Limitations & Future Work¶

Non-shareable feature extractors for panoramas: The feature extractor trained via satellite-to-satellite pairs generalizes to pinhole cameras but not to panoramic images (due to the mapping difference: straight lines vs. curves), requiring additional treatment.
Remaining gap in longitudinal localization: Weakly-supervised localization along the driving direction (longitudinal) is still visibly inferior to some fully-supervised methods.
Limited batch size: Computing spatial correlation consumes substantial memory, restricting the batch size to 8 (and even 4 when using Geo. Trans.), which affects contrastive learning performance.
Under-explored aerial-view synthesis: The authors admit that the current Homography projection might not be optimal, and better aerial-view synthesis under weak representation remains to be developed.

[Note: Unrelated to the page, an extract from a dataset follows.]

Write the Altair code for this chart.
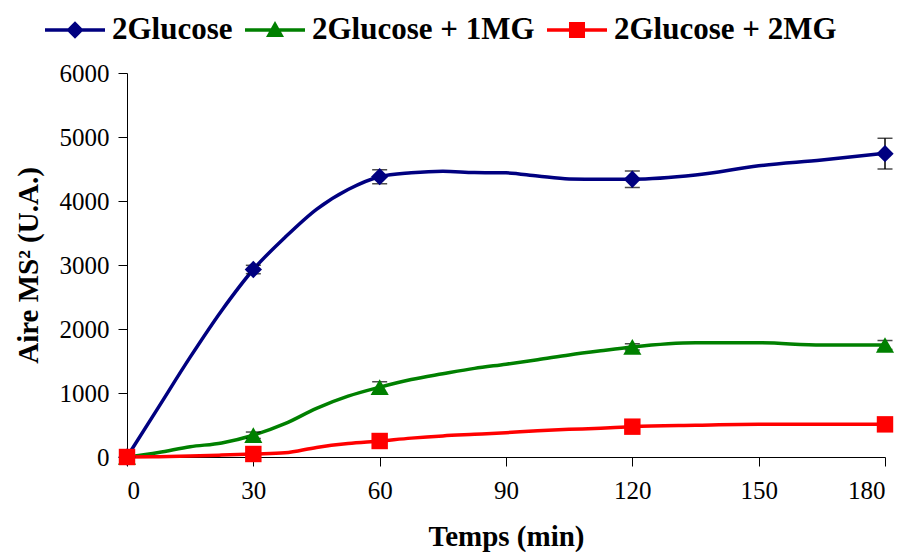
import altair as alt
import pandas as pd

series_names = ["2Glucose", "2Glucose + 1MG", "2Glucose + 2MG"]
series_colors = ["#000080", "#008000", "#FF0000"]
marker_shapes = ["diamond", "triangle-up", "square"]

# smooth-line trace
t_line = [0, 7.5, 15, 22.5, 30, 37.5, 45, 52.5, 60, 67.5, 75, 82.5, 90, 97.5,
          105, 112.5, 120, 135, 150, 165, 180]
glc_line = [0, 780, 1560, 2290, 2930, 3430, 3870, 4180, 4380, 4440, 4465, 4445,
            4440, 4390, 4345, 4340, 4340, 4405, 4550, 4640, 4745]
mg1_line = [0, 70, 160, 220, 340, 520, 760, 950, 1090, 1210, 1300, 1385,
            1450, 1520, 1595, 1660, 1720, 1785, 1785, 1750, 1750]
mg2_line = [0, 5, 15, 30, 47, 65, 150, 210, 250, 295, 330, 355,
            380, 410, 432, 450, 474, 495, 510, 510, 510]

# measured points with error bars
t_pts = [0, 30, 60, 120, 180]
glc_pts = [0, 2930, 4380, 4340, 4740]
glc_err = [0, 65, 110, 130, 240]
mg1_pts = [0, 340, 1090, 1720, 1750]
mg1_err = [0, 50, 85, 50, 70]
mg2_pts = [0, 47, 250, 474, 510]
mg2_err = [0, 15, 20, 25, 20]

x_ticks = [0, 30, 60, 90, 120, 150, 180]
y_ticks = [0, 1000, 2000, 3000, 4000, 5000, 6000]

legend_paths = [
    "M-1,-0.058H1V0.058H-1Z M0,-0.29L0.29,0L0,0.29L-0.29,0Z",
    "M-1,-0.058H1V0.058H-1Z M0,-0.3L0.3,0.233L-0.3,0.233Z",
    "M-1,-0.058H1V0.058H-1Z M-0.267,-0.267H0.267V0.267H-0.267Z",
]

line_rows = []
for name, vals in zip(series_names, [glc_line, mg1_line, mg2_line]):
    for i, (t, v) in enumerate(zip(t_line, vals)):
        line_rows.append({"serie": name, "t": t, "v": v, "o": i})
line_df = pd.DataFrame(line_rows)

pt_rows = []
for k, (name, vals, errs) in enumerate(zip(series_names, [glc_pts, mg1_pts, mg2_pts],
                                          [glc_err, mg1_err, mg2_err])):
    for t, v, e in zip(t_pts, vals, errs):
        pt_rows.append({"serie": name, "t": t, "v": v, "lo": v - e, "hi": v + e, "k": k})
pt_df = pd.DataFrame(pt_rows)

FONT = "Liberation Serif"

x_enc = alt.X("t:Q", scale=alt.Scale(domain=[0, 180], nice=False),
              axis=alt.Axis(values=x_ticks, title="Temps (min)", format="d"))
y_enc = alt.Y("v:Q", scale=alt.Scale(domain=[0, 6000], nice=False),
              axis=alt.Axis(values=y_ticks, title="Aire MS² (U.A.)", format="d"))

color_noleg = alt.Color("serie:N", scale=alt.Scale(domain=series_names, range=series_colors),
                        legend=None)

lines = alt.Chart(line_df).mark_line(strokeWidth=3.5, interpolate="monotone").encode(
    x=x_enc, y=y_enc, color=color_noleg, order="o:Q", detail="serie:N")

err_rule = alt.Chart(pt_df).mark_rule(color="black", strokeWidth=1.5).encode(
    x="t:Q", y="lo:Q", y2="hi:Q")
cap_lo = alt.Chart(pt_df).mark_tick(color="black", orient="horizontal", size=15,
                                    thickness=1.5).encode(x="t:Q", y="lo:Q")
cap_hi = alt.Chart(pt_df).mark_tick(color="black", orient="horizontal", size=15,
                                    thickness=1.5).encode(x="t:Q", y="hi:Q")

def marker_layer(name, shape, size):
    return alt.Chart(pt_df[pt_df.serie == name]).mark_point(
        filled=True, opacity=1, size=size, shape=shape, strokeWidth=0
    ).encode(x="t:Q", y="v:Q", color=color_noleg)

m1 = marker_layer(series_names[0], "diamond", 300)
m2 = marker_layer(series_names[1], "triangle-up", 330)
m3 = marker_layer(series_names[2], "square", 270)

leg = alt.Legend(title=None, orient="none", legendX=-82, legendY=-73, direction="horizontal",
                 columns=3, symbolSize=3600, symbolOpacity=1, symbolStrokeWidth=0,
                 labelFont=FONT, labelFontSize=31, labelFontWeight="bold", labelColor="black",
                 labelOffset=7, columnPadding=12, padding=0, labelLimit=400)

legend_layer = alt.Chart(pt_df).mark_point(filled=True, opacity=0, size=3600, strokeWidth=0).encode(
    x="t:Q", y="v:Q",
    color=alt.Color("serie:N", scale=alt.Scale(domain=series_names, range=series_colors), legend=leg),
    shape=alt.Shape("serie:N", scale=alt.Scale(domain=series_names, range=legend_paths), legend=leg),
)

chart = alt.layer(lines, err_rule, cap_lo, cap_hi, m1, m2, m3, legend_layer).resolve_scale(
    color="independent", shape="independent"
).properties(
    width=758, height=384, autosize="none",
    padding={"left": 119, "top": 65, "right": 12, "bottom": 95},
).configure_view(stroke=None).configure_axis(
    grid=False, domainColor="black", tickColor="black", labelColor="black",
    domainWidth=1, tickWidth=1, tickSize=9,
    labelFont=FONT, labelFontSize=25,
    titleFont=FONT, titleFontSize=29, titleFontWeight="bold", titleColor="black",
).configure_axisX(titlePadding=19, labelPadding=12).configure_axisY(titlePadding=16, labelPadding=9)

chart.save("out.html", embed_options={"renderer": "svg", "actions": False})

Shi et al. (2023): A fully-supervised ground-to-satellite localization method; our orientation regressor and Homography projection inherit from its design.
SliceMatch / OrienterNet: Representative fully-supervised methods that excel in same-area evaluation but lack cross-area generalization.
Tang et al.: A self-supervised localization strategy for LiDAR/Radar; our work extends similar ideas to cameras.
Insights: The advantages of weak supervision in pose estimation are worth extending to other visual localization tasks. "Utilizing the data's inherent structures to construct supervisory signals" is a general paradigm for resolving annotation bottlenecks.

Rating¶

Novelty: ⭐⭐⭐⭐ — First weakly-supervised ground-to-satellite localization method; the combined design of self-supervised orientation and contrastive translation is highly ingenious.
Experimental Thoroughness: ⭐⭐⭐⭐⭐ — Dual datasets (KITTI + VIGOR), same/cross-area evaluation, detailed ablations, and comparison with multiple baselines.
Writing Quality: ⭐⭐⭐⭐ — Clear problem definition, in-depth experimental analysis, and rich supplementary material.
Value: ⭐⭐⭐⭐⭐ — Dramatically reduces the need for high-precision data annotation for camera localization; offers highly practical cross-area generalization performance.